§ **Exercise brief**:
Without the pictures, return all of the material exactly as written.

§ **Records shown**:
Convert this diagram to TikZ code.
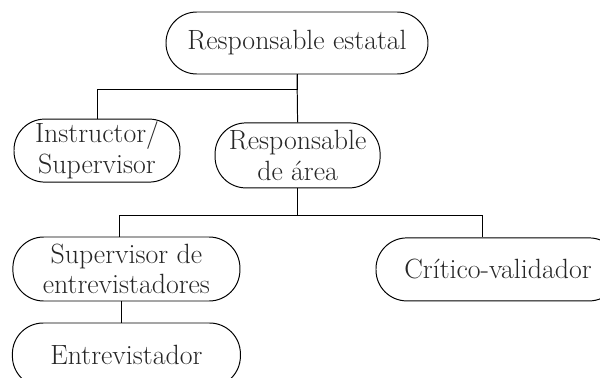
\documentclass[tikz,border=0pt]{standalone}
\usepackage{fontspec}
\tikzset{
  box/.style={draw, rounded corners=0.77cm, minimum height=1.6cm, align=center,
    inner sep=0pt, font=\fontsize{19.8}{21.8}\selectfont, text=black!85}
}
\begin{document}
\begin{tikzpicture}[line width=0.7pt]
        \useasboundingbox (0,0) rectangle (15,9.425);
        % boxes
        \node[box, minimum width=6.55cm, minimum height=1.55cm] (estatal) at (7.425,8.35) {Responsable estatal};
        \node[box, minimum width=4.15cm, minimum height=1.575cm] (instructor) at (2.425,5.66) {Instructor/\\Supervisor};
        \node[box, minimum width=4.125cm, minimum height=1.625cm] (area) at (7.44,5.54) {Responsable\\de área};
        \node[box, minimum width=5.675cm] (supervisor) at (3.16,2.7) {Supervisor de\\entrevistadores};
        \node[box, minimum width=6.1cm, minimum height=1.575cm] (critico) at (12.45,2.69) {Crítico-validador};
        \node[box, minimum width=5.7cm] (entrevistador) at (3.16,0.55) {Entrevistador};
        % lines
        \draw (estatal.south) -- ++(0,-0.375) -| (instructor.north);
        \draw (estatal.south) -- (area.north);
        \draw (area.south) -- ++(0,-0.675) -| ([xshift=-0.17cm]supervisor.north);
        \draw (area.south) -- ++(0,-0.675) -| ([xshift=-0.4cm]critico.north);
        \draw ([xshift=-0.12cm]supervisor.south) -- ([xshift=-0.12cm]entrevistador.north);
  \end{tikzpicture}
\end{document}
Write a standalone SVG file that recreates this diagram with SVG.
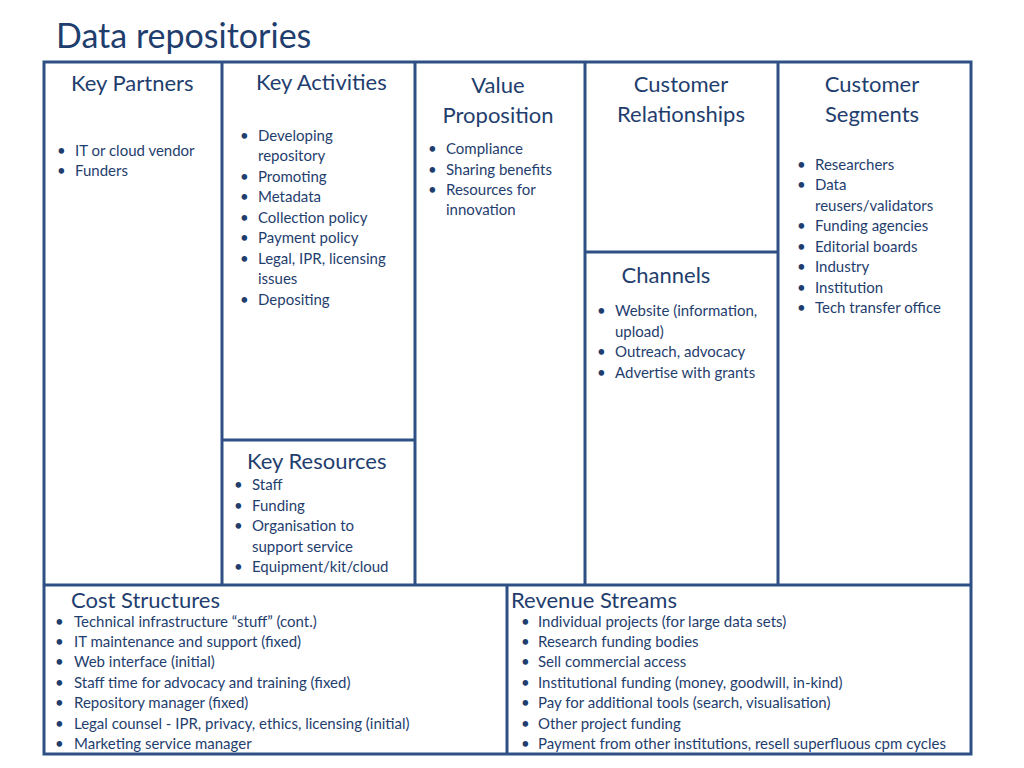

§ **Problem solution**:
Convert this diagram to TikZ code.
\documentclass[tikz,border=0pt]{standalone}
\usepackage{fontspec}
\tikzset{
  box/.style={draw, rounded corners=0.77cm, minimum height=1.6cm, align=center,
    inner sep=0pt, font=\fontsize{19.8}{21.8}\selectfont, text=black!85}
}
\begin{document}
\begin{tikzpicture}[line width=0.7pt]
        \useasboundingbox (0,0) rectangle (15,9.425);
        % boxes
        \node[box, minimum width=6.55cm, minimum height=1.55cm] (estatal) at (7.425,8.35) {Responsable estatal};
        \node[box, minimum width=4.15cm, minimum height=1.575cm] (instructor) at (2.425,5.66) {Instructor/\\Supervisor};
        \node[box, minimum width=4.125cm, minimum height=1.625cm] (area) at (7.44,5.54) {Responsable\\de área};
        \node[box, minimum width=5.675cm] (supervisor) at (3.16,2.7) {Supervisor de\\entrevistadores};
        \node[box, minimum width=6.1cm, minimum height=1.575cm] (critico) at (12.45,2.69) {Crítico-validador};
        \node[box, minimum width=5.7cm] (entrevistador) at (3.16,0.55) {Entrevistador};
        % lines
        \draw (estatal.south) -- ++(0,-0.375) -| (instructor.north);
        \draw (estatal.south) -- (area.north);
        \draw (area.south) -- ++(0,-0.675) -| ([xshift=-0.17cm]supervisor.north);
        \draw (area.south) -- ++(0,-0.675) -| ([xshift=-0.4cm]critico.north);
        \draw ([xshift=-0.12cm]supervisor.south) -- ([xshift=-0.12cm]entrevistador.north);
  \end{tikzpicture}
\end{document}
Write a standalone SVG file that recreates this diagram with SVG.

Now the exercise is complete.